Rosas de Ouros contagia com enredo sobre os jogos
Rosas de Ouro entrou no Sambódromo perto das 5h, como a sexta e penúltima escola a desfilar deste primeiro dia. Mesmo com as arquibancadas com espaços já esvaziados, o enredo Rosas de Ouro em uma Grande Jogada contagiou o público.
O refrão do samba-enredo (Vista a fantasia!/Bom é ser criança/E conectar o mundo na palma da mão/Vai reflorescer a Rosa do meu coração!), ganhou a plateia, que cantou com a escola até a linha final ser cruzada.
A passarela foi tomada pela tradicional cor da agremiação: o rosa - usado com abundância em alegorias e fantasias - junto cores metalizadas (azul, prata e amarelo, principalmente).
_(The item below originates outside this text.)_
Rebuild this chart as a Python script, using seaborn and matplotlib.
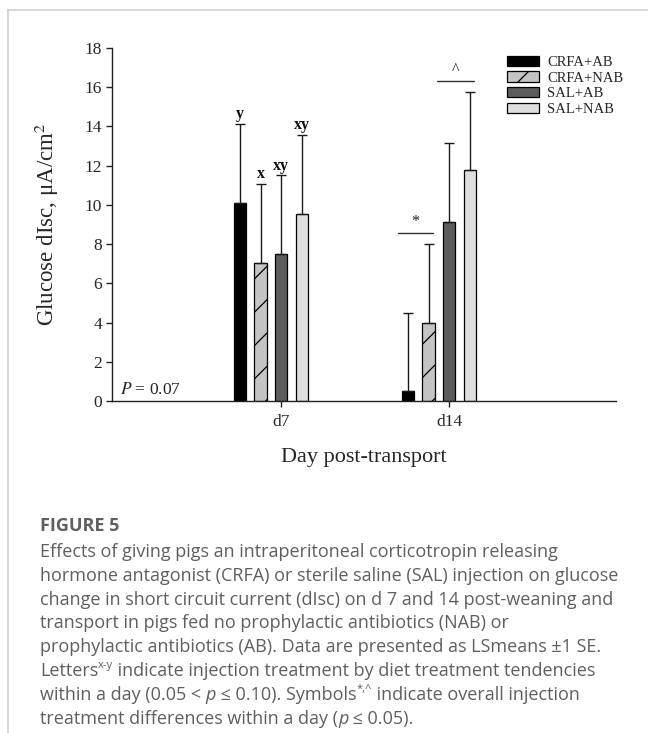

Na comissão de frente, um tripé serviu de alicerce para a apresentação de uma tradicional máquina de cassino, que, acionada, formava combinações de três figuras iguais.
O tema dos jogos de azar, tão debatido nos tempos atuais, deu lugar a outros tipos de brincadeiras. Alegorias com peças de xadrez, com torres e cavalos esculpidos, foram levados pela Rosa para a avenida. Assim como uma ala dedicada para o jogo Banco Imobiliário.
Antes da última alegoria, um pac-man inflável passou pela passarela amarrado por um barbante, que foi sendo jogado de um lado para o outro com a força do vento.
Atrás dele, o quarto e último carro alegórico passou pelo sambódromo com uma série de personagens de jogos de videogame, como Mario Bros, representado por esculturas e destaques. Pikachu, bichinho ícone do desenho Pokémon, reforçou a mensagem da presença dos jogos eletrônicos. Na lateral do carro, crianças sentadas com joystick (controles de Playstation) também faziam a composição da alegoria.
Camisa Verde e Branco homenageia Cazuza com presença da mãe do artista
Ao puxar o verso Pro dia nascer feliz, o intérprete da Camisa Verde e Branco, Igor Vianna, indicava não apenas o enredo da escola, mas também o horário em que a agremiação entrava na avenida. Com o sol iluminando o Sambódromo, o grupo carnavalesco da Barra Funda fez o sétimo e último desfile do primeiro dia de cortejos do carnaval.
Com o enredo O Tempo Não Para! Cazuza - O Poeta Vive!, a escola homenageou o músico e compositor que morreu em 1990, vítima de AIDS, aos 32 anos.
Para o desfile, a escola apresentou uma comissão de frente com coreógrafos e um tripé revestidos de papéis simulando as composições de Cazuza. Uma criança brincava e subia uma escada da alegoria, onde se encontrava um personagem interpretando o músico.
A escola também levou fantasias com adereços que remetem às músicas do cantor, como Exagerado e o Tempo Não Para.
Nas alegorias, a escola deu espaço para banda Barão Vermelho, grupo onde Cazuza atuava, e contou a importância dos personagens da década de 1980, época em que o artista atuou. Para isso, membros da escola representaram artistas como Rita Lee, Chacrinha e Elke Maravilha, ícones da época e contemporâneas de Cazuza, como destaques do terceiro carro.
No última alegoria, ao lado de fotos do cantor em diferentes momentos da vida, como infância e adolescência Lucinha Araújo, mãe de Cazuza, foi posicionada à frente do carro. Dona Lucinha, como é carinhosamente chamada, acenou e mandou beijos para o público, que retribuiu os gestos de carinho com acenos e fotos.